— START OF SOURCE MATERIAL —

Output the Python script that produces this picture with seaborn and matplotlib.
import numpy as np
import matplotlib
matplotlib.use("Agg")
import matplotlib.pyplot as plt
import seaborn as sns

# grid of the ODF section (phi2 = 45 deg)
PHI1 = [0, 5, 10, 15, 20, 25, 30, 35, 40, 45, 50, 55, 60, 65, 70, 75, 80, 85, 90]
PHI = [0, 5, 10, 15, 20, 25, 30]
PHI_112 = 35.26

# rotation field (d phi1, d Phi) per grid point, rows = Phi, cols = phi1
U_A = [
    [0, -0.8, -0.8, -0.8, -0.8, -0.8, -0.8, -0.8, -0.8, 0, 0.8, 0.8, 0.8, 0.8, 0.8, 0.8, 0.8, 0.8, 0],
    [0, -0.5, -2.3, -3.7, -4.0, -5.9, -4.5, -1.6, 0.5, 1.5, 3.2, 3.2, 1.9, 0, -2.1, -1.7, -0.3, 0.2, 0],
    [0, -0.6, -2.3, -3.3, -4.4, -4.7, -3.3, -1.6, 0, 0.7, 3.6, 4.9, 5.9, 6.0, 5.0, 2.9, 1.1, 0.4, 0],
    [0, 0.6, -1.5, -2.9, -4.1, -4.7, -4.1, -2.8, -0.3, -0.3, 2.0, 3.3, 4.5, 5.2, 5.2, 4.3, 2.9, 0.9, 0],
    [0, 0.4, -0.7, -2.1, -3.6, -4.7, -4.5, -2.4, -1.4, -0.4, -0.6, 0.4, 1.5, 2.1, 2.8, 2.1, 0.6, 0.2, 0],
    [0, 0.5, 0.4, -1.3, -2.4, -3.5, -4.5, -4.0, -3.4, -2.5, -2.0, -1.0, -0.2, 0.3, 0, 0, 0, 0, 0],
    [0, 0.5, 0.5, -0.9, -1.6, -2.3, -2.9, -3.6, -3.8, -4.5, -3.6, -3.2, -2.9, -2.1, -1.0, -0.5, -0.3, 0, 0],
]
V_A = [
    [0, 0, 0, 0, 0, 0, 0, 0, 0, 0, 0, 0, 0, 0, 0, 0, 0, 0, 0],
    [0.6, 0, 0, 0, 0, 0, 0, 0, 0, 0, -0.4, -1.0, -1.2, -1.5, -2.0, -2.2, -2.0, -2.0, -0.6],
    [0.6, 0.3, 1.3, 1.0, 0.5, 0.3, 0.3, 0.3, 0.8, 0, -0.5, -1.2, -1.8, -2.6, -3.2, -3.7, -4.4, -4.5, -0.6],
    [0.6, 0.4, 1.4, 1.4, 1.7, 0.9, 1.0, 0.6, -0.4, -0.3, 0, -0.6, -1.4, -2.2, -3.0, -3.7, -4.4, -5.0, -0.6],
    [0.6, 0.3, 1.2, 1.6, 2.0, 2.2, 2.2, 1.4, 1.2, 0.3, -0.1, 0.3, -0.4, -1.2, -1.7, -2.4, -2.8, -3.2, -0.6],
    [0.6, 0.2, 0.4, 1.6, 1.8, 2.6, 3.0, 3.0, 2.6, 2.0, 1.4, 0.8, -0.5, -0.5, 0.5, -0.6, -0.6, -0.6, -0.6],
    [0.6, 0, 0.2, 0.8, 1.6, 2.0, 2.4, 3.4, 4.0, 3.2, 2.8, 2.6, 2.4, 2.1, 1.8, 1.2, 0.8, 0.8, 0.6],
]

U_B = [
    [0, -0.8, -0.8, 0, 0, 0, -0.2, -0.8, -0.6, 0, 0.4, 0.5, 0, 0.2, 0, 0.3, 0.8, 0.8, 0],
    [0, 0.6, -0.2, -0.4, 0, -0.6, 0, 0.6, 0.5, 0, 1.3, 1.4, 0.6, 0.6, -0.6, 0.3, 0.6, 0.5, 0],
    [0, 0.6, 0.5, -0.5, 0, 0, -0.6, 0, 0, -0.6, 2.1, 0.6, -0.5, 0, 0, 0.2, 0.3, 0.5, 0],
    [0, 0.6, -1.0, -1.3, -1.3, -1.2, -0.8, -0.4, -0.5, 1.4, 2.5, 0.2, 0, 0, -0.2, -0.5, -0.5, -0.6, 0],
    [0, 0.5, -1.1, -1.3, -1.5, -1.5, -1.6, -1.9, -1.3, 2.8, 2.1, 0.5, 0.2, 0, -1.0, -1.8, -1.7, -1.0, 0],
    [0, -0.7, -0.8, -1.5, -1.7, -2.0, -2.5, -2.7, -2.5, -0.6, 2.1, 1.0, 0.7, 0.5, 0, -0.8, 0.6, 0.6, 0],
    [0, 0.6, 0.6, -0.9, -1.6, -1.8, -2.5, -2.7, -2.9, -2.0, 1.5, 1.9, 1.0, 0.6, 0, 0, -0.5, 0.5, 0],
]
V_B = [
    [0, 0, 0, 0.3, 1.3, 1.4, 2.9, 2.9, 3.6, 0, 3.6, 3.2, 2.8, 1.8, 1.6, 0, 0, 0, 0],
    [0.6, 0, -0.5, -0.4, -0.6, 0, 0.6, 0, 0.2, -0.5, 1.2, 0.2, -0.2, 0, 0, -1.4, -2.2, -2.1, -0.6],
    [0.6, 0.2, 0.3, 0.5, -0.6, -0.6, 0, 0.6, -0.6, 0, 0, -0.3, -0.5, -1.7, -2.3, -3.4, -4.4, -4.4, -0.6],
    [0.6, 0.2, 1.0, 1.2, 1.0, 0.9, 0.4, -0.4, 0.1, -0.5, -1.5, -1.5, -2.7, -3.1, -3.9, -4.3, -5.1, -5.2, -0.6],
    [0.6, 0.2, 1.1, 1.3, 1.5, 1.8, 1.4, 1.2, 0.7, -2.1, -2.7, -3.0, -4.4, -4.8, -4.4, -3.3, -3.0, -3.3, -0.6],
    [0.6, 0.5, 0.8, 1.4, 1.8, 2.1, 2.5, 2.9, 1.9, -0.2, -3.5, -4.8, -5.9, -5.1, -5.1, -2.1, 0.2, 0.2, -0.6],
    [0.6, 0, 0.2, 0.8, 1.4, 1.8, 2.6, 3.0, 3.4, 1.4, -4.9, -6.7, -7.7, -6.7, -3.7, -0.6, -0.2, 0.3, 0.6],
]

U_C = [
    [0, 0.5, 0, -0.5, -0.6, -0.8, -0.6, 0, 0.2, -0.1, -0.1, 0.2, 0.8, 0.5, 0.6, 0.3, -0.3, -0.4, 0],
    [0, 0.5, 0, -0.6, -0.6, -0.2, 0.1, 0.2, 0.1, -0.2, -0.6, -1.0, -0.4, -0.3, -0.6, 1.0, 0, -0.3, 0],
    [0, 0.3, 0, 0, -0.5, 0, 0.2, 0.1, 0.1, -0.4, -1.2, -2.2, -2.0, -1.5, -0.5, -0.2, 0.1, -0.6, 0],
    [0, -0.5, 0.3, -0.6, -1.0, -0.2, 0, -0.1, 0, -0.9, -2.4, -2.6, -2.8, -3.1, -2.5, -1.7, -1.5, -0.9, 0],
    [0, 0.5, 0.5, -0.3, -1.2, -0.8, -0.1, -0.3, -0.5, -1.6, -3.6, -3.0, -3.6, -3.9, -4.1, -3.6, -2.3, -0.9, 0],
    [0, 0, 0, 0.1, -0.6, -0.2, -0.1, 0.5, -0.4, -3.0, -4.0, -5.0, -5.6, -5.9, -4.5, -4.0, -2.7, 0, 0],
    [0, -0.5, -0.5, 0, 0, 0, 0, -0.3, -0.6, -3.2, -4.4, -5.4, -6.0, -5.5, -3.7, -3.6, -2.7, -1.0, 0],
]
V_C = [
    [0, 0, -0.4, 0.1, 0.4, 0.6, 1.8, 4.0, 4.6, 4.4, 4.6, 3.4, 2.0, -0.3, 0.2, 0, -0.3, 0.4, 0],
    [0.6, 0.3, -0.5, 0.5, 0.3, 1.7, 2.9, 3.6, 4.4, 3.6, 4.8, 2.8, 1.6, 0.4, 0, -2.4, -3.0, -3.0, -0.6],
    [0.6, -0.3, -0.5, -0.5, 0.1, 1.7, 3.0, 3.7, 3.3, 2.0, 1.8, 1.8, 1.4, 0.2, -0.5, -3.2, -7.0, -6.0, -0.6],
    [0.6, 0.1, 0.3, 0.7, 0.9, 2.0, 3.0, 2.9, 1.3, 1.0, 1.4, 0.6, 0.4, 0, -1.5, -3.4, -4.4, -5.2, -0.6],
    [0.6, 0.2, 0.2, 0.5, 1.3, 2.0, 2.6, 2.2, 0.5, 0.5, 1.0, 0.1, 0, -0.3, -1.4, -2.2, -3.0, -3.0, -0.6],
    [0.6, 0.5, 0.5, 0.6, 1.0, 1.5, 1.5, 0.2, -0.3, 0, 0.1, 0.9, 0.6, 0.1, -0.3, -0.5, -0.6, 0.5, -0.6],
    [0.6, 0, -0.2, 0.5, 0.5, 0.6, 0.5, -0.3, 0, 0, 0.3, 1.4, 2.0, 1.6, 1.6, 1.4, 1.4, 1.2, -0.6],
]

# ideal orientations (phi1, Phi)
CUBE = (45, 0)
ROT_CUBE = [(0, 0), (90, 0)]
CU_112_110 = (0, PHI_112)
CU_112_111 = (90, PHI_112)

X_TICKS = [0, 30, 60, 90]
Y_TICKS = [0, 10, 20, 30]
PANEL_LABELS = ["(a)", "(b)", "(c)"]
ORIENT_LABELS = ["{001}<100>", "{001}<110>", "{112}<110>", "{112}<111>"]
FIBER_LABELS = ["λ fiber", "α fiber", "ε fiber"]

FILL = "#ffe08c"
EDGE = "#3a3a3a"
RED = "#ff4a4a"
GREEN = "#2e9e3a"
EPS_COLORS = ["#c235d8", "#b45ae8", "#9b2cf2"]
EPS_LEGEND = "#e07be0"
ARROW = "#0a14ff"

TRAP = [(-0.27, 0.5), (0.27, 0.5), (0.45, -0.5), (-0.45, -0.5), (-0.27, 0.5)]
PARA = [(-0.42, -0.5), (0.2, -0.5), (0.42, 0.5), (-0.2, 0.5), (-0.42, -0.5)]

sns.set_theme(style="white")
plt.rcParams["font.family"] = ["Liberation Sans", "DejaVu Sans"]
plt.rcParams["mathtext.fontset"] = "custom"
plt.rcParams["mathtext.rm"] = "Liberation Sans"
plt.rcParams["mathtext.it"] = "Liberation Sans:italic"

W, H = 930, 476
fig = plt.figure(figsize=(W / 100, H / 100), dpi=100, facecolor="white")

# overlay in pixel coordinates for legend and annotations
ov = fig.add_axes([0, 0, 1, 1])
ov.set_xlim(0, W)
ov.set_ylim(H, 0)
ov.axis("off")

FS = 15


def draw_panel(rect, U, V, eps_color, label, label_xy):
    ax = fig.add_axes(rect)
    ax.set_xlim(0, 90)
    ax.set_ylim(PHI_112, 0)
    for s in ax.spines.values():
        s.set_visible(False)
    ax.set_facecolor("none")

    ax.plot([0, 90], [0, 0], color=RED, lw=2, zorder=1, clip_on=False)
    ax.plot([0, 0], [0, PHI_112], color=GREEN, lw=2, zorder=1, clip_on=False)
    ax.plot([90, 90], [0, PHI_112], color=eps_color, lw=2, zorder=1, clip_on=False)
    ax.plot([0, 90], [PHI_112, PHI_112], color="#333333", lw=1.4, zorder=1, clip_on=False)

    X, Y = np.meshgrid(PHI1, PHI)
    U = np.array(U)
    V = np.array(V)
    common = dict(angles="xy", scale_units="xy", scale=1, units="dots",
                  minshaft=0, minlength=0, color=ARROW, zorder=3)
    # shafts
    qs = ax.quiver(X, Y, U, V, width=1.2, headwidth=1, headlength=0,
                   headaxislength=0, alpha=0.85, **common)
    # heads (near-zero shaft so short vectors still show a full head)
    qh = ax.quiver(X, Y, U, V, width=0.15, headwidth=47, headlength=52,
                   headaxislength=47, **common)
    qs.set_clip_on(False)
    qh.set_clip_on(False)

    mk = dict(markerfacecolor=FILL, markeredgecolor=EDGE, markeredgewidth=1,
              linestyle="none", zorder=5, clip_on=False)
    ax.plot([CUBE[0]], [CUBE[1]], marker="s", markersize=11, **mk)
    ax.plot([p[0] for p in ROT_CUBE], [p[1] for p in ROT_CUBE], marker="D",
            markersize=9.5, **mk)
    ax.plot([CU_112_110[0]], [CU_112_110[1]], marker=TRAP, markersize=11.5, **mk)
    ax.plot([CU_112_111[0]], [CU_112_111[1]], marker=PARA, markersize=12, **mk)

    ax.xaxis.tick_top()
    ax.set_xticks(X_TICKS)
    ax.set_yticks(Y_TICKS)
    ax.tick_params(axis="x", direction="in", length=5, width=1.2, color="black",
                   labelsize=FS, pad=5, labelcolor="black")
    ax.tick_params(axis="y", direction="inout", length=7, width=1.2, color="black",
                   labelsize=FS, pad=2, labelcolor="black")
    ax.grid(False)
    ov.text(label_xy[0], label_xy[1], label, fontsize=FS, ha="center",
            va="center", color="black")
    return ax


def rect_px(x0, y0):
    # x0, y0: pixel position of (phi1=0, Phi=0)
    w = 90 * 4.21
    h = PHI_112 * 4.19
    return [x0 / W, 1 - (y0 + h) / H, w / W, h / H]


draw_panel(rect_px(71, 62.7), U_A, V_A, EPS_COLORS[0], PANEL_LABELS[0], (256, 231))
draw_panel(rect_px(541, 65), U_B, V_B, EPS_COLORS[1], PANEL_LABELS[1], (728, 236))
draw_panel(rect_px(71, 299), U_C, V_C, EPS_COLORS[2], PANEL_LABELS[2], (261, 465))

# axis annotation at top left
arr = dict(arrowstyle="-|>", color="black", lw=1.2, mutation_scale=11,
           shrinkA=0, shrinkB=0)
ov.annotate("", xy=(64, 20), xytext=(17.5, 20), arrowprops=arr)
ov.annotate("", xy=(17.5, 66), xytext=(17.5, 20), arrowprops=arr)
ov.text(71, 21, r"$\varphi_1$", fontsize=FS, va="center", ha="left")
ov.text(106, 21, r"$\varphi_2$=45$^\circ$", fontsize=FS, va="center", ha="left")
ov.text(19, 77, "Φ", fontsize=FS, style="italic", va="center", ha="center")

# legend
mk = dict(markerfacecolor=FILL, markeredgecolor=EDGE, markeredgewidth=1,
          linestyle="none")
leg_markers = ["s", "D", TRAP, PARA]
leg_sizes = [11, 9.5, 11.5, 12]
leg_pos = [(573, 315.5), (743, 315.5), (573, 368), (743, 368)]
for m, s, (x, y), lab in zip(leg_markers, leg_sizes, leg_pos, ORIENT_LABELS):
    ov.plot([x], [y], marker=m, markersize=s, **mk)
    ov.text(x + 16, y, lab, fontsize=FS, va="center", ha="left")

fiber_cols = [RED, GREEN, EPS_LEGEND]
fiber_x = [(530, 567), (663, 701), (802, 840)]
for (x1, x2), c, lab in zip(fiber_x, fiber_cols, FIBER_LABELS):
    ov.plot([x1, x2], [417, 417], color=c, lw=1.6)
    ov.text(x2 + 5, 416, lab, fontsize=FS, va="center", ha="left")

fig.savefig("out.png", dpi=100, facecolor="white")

— END OF SOURCE MATERIAL —

● **EXERCISE DESCRIPTION**: Across the data above, how many lines include the word "seaborn"? Give only the count.

● **PROBLEM SOLUTION**: 2